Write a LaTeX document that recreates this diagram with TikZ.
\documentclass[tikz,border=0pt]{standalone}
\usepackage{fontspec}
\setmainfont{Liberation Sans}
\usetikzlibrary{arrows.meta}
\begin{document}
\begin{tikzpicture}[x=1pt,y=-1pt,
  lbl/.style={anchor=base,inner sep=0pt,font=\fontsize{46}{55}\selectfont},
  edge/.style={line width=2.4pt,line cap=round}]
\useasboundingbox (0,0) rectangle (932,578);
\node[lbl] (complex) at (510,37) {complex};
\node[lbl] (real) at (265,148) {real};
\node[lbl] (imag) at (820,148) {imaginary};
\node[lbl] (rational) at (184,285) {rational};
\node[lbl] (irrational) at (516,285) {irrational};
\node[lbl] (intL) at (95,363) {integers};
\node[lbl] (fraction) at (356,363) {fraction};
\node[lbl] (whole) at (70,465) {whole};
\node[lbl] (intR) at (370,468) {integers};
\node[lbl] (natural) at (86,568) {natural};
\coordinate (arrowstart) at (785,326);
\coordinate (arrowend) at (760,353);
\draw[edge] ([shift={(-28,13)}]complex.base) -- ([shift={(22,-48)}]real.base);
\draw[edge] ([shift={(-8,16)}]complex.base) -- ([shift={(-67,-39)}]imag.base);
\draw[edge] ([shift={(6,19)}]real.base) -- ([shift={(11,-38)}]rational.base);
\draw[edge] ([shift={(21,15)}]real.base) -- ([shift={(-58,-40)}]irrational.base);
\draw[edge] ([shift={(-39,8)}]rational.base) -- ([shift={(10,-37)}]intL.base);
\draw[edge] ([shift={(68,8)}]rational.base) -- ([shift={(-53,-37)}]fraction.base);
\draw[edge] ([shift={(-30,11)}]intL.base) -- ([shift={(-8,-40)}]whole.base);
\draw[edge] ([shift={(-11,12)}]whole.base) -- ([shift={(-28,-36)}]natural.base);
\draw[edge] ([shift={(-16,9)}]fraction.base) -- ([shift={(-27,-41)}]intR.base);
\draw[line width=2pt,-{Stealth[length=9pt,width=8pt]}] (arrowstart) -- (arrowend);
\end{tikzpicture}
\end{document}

## Exercise details
Recopy all the lines exactly as they appear.

## Written solution
Write a LaTeX document that recreates this diagram with TikZ.
\documentclass[tikz,border=0pt]{standalone}
\usepackage{fontspec}
\setmainfont{Liberation Sans}
\usetikzlibrary{arrows.meta}
\begin{document}
\begin{tikzpicture}[x=1pt,y=-1pt,
  lbl/.style={anchor=base,inner sep=0pt,font=\fontsize{46}{55}\selectfont},
  edge/.style={line width=2.4pt,line cap=round}]
\useasboundingbox (0,0) rectangle (932,578);
\node[lbl] (complex) at (510,37) {complex};
\node[lbl] (real) at (265,148) {real};
\node[lbl] (imag) at (820,148) {imaginary};
\node[lbl] (rational) at (184,285) {rational};
\node[lbl] (irrational) at (516,285) {irrational};
\node[lbl] (intL) at (95,363) {integers};
\node[lbl] (fraction) at (356,363) {fraction};
\node[lbl] (whole) at (70,465) {whole};
\node[lbl] (intR) at (370,468) {integers};
\node[lbl] (natural) at (86,568) {natural};
\coordinate (arrowstart) at (785,326);
\coordinate (arrowend) at (760,353);
\draw[edge] ([shift={(-28,13)}]complex.base) -- ([shift={(22,-48)}]real.base);
\draw[edge] ([shift={(-8,16)}]complex.base) -- ([shift={(-67,-39)}]imag.base);
\draw[edge] ([shift={(6,19)}]real.base) -- ([shift={(11,-38)}]rational.base);
\draw[edge] ([shift={(21,15)}]real.base) -- ([shift={(-58,-40)}]irrational.base);
\draw[edge] ([shift={(-39,8)}]rational.base) -- ([shift={(10,-37)}]intL.base);
\draw[edge] ([shift={(68,8)}]rational.base) -- ([shift={(-53,-37)}]fraction.base);
\draw[edge] ([shift={(-30,11)}]intL.base) -- ([shift={(-8,-40)}]whole.base);
\draw[edge] ([shift={(-11,12)}]whole.base) -- ([shift={(-28,-36)}]natural.base);
\draw[edge] ([shift={(-16,9)}]fraction.base) -- ([shift={(-27,-41)}]intR.base);
\draw[line width=2pt,-{Stealth[length=9pt,width=8pt]}] (arrowstart) -- (arrowend);
\end{tikzpicture}
\end{document}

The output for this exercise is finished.